Status: Phase 10+ — Deep Debt Solutions + Ecosystem Integration + hotSpring Wiring (Iter 66)
Purpose: Sovereign Rust GPU compiler — WGSL/SPIR-V/GLSL → native GPU binary
coralReef is a pure-Rust GPU shader compiler. It compiles WGSL, SPIR-V, and GLSL 450 compute shaders to native GPU binaries, with full f64 transcendental support. Zero C dependencies, zero libc, FxHashMap internalized, zero vendor lock-in.
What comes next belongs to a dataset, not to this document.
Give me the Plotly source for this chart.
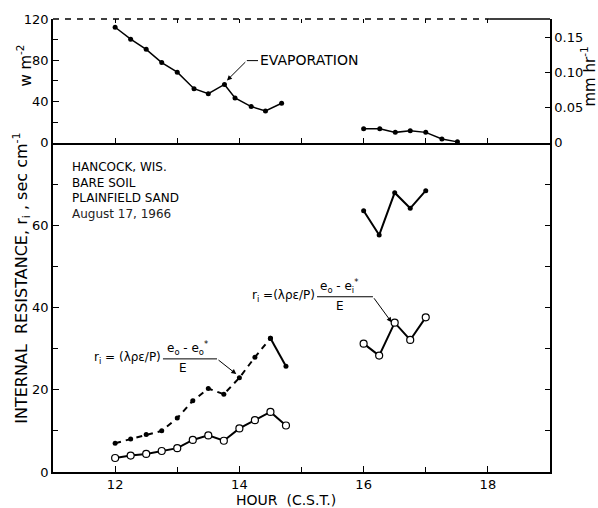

NVIDIA backend complete (SM35–SM120: Kepler through Blackwell). AMD backend operational
(RDNA2/GFX1030 — RX 6950 XT on-site, GCN5/GFX906 — MI50 E2E verified). Both share the same IR,
optimization passes, and ShaderModel trait — Rust's trait dispatch
drives vendor-specific legalization, register allocation, and encoding.
No manual vtables, no C-era dispatch macros.
coralDriver provides userspace GPU dispatch via DRM ioctl — AMD amdgpu
(fully wired: GEM, PM4, CS submit, fence sync), NVIDIA nouveau
(legacy + new UAPI: VM_INIT/VM_BIND/EXEC for kernel 6.6+, auto-detected),
nvidia-drm/UVM (proprietary driver with RM alloc), and NVIDIA VFIO
(direct BAR0/DMA dispatch without kernel GPU driver — maximum sovereignty).
coralGpu unifies compilation and dispatch into a single API with automatic
multi-GPU detection and sovereign driver preference (vfio > nouveau >
amdgpu > nvidia-drm). Every layer pure Rust — zero FFI, zero *-sys,
zero extern "C", syscalls via rustix.
Part of the ecoPrimals Sovereign Compute Evolution.
# Rust 1.85+ required (edition 2024)
cargo check --workspace
cargo test --workspace # 4047 passing, 0 failed (~121 ignored hardware-gated)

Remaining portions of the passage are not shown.